The narrative also begins to merge the primary characters’ independent storylines. For example, the third-person narrator shifts between all five of their storylines in Chapter 16. This formal choice emphasizes the simultaneity of Debbie’s, Hector’s, Lenny’s, Patty’s, and Phil’s pastimes. In the course of a single evening, Lenny helps his father move furniture, Debbie does her homework, Hector writes new songs, Patty calls Debbie on the phone, and Phil plays basketball. The convergence of these disparate scenes underscores the Importance of Friendship and Connection. Even when the friends aren’t in the same space, their experiences inform one another. No matter what they’re doing, all five characters are seeking grounding, understanding, excitement, or escape.
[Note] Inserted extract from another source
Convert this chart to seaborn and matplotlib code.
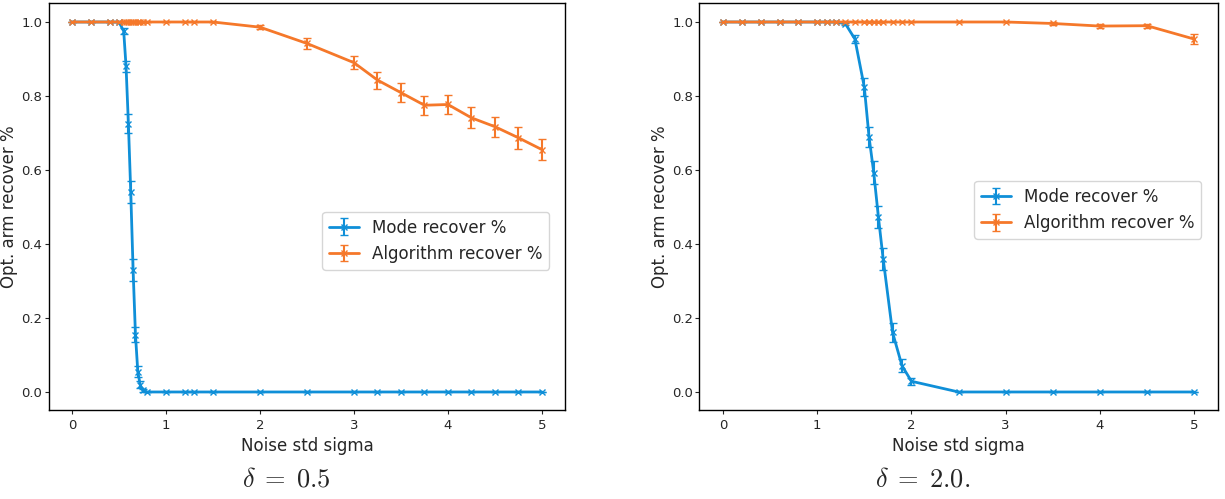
import matplotlib
matplotlib.use("Agg")
import matplotlib.pyplot as plt
import seaborn as sns
import numpy as np

# ---------------- data: delta = 0.5 ----------------
sigma_a = [0, 0.2, 0.4, 0.5, 0.55, 0.575, 0.6, 0.625, 0.65, 0.675, 0.7, 0.725, 0.75,
           0.8, 1.0, 1.2, 1.3, 1.5, 2.0, 2.5, 3.0, 3.25, 3.5, 3.75, 4.0, 4.25, 4.5, 4.75, 5.0]
mode_a = [1.0, 1.0, 1.0, 1.0, 0.975, 0.88, 0.725, 0.54, 0.33, 0.155, 0.055, 0.02, 0.005,
          0, 0, 0, 0, 0, 0, 0, 0, 0, 0, 0, 0, 0, 0, 0, 0]
mode_a_err = [0, 0, 0, 0, 0.008, 0.015, 0.025, 0.03, 0.03, 0.02, 0.015, 0.01, 0.004,
              0, 0, 0, 0, 0, 0, 0, 0, 0, 0, 0, 0, 0, 0, 0, 0]
algo_a = [1.0, 1.0, 1.0, 1.0, 1.0, 1.0, 1.0, 1.0, 1.0, 1.0, 1.0, 1.0, 1.0,
          1.0, 1.0, 1.0, 1.0, 1.0, 0.986, 0.942, 0.89, 0.843, 0.809, 0.775, 0.777,
          0.741, 0.717, 0.687, 0.655]
algo_a_err = [0, 0, 0, 0, 0, 0, 0, 0, 0, 0, 0, 0, 0,
              0, 0, 0, 0, 0, 0.006, 0.014, 0.018, 0.023, 0.025, 0.026, 0.026,
              0.028, 0.027, 0.029, 0.029]

# ---------------- data: delta = 2.0 ----------------
sigma_b = [0, 0.2, 0.4, 0.6, 0.8, 1.0, 1.1, 1.2, 1.3, 1.4, 1.5, 1.55, 1.6, 1.65, 1.7,
           1.8, 1.9, 2.0, 2.5, 3.0, 3.5, 4.0, 4.5, 5.0]
mode_b = [1.0, 1.0, 1.0, 1.0, 1.0, 1.0, 1.0, 1.0, 0.995, 0.954, 0.824, 0.69, 0.593,
          0.472, 0.36, 0.161, 0.071, 0.029, 0, 0, 0, 0, 0, 0]
mode_b_err = [0, 0, 0, 0, 0, 0, 0, 0, 0.003, 0.012, 0.025, 0.027, 0.03, 0.03, 0.03,
              0.025, 0.018, 0.01, 0, 0, 0, 0, 0, 0]
algo_b = [1.0] * 20 + [0.996, 0.989, 0.99, 0.954]
algo_b_err = [0] * 20 + [0.003, 0.006, 0.005, 0.013]

panels = [
    (sigma_a, mode_a, mode_a_err, algo_a, algo_a_err, r"$\delta\; =\; 0.5$", 0.234, 0.417),
    (sigma_b, mode_b, mode_b_err, algo_b, algo_b_err, r"$\delta\; =\; 2.0.$", 0.753, 0.493),
]

BLUE = "#0f8fd8"
ORANGE = "#f5782a"

sns.set_style("ticks")
plt.rcParams["mathtext.fontset"] = "cm"
plt.rcParams["font.family"] = ["DejaVu Sans"]

fig = plt.figure(figsize=(12.25, 4.99), dpi=100)
positions = [[0.0396, 0.1774, 0.422, 0.8156], [0.571, 0.1774, 0.4229, 0.8156]]

for pos, (sx, md, mde, al, ale, label, tx, ly) in zip(positions, panels):
    ax = fig.add_axes(pos)
    ax.errorbar(sx, md, yerr=mde, color=BLUE, marker="x", markersize=4,
                linewidth=2, elinewidth=1.5, capsize=3, label="Mode recover %")
    ax.errorbar(sx, al, yerr=ale, color=ORANGE, marker="x", markersize=4,
                linewidth=2, elinewidth=1.5, capsize=3, label="Algorithm recover %")
    ax.set_xlim(-0.25, 5.25)
    ax.set_ylim(-0.05, 1.05)
    ax.set_xticks([0, 1, 2, 3, 4, 5])
    ax.set_yticks([0.0, 0.2, 0.4, 0.6, 0.8, 1.0])
    ax.tick_params(axis="x", labelsize=9.5, length=3, pad=3)
    ax.tick_params(axis="y", labelsize=9.5, length=3, pad=1.5)
    ax.set_xlabel("Noise std sigma", fontsize=12)
    ax.set_ylabel("Opt. arm recover %", fontsize=12, labelpad=2)
    for sp in ax.spines.values():
        sp.set_color("black")
        sp.set_linewidth(1)
    ax.legend(loc="center right", bbox_to_anchor=(0.985, ly), fontsize=12,
              handlelength=1.8, frameon=True)
    fig.text(tx, 0.04, label, fontsize=19, ha="center", va="center")

fig.savefig("out.png", dpi=100)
Community is an important element of self-discovery in these chapters. The characters’ hometown, Seldem, unites them even when they feel isolated or alone. Chapter 17 reiterates this notion by placing the five main characters in the same physical setting: the local Tastee-Freez. When they’re all here, random events transpire to draw them even closer together. In particular, this scene initiates another image of Debbie’s lost necklace. The piece of jewelry has recurred throughout the novel, shifting from character to character. This motif underscores the interconnection of the characters’ lives. They aren’t always talking or spending time all together, but the necklace is a common thread between their experiences. The novel thus suggests that the individual can experience mystery and magic if they pay attention to the subtle events happening in their surroundings, as these small moments can offer a new way of seeing the world.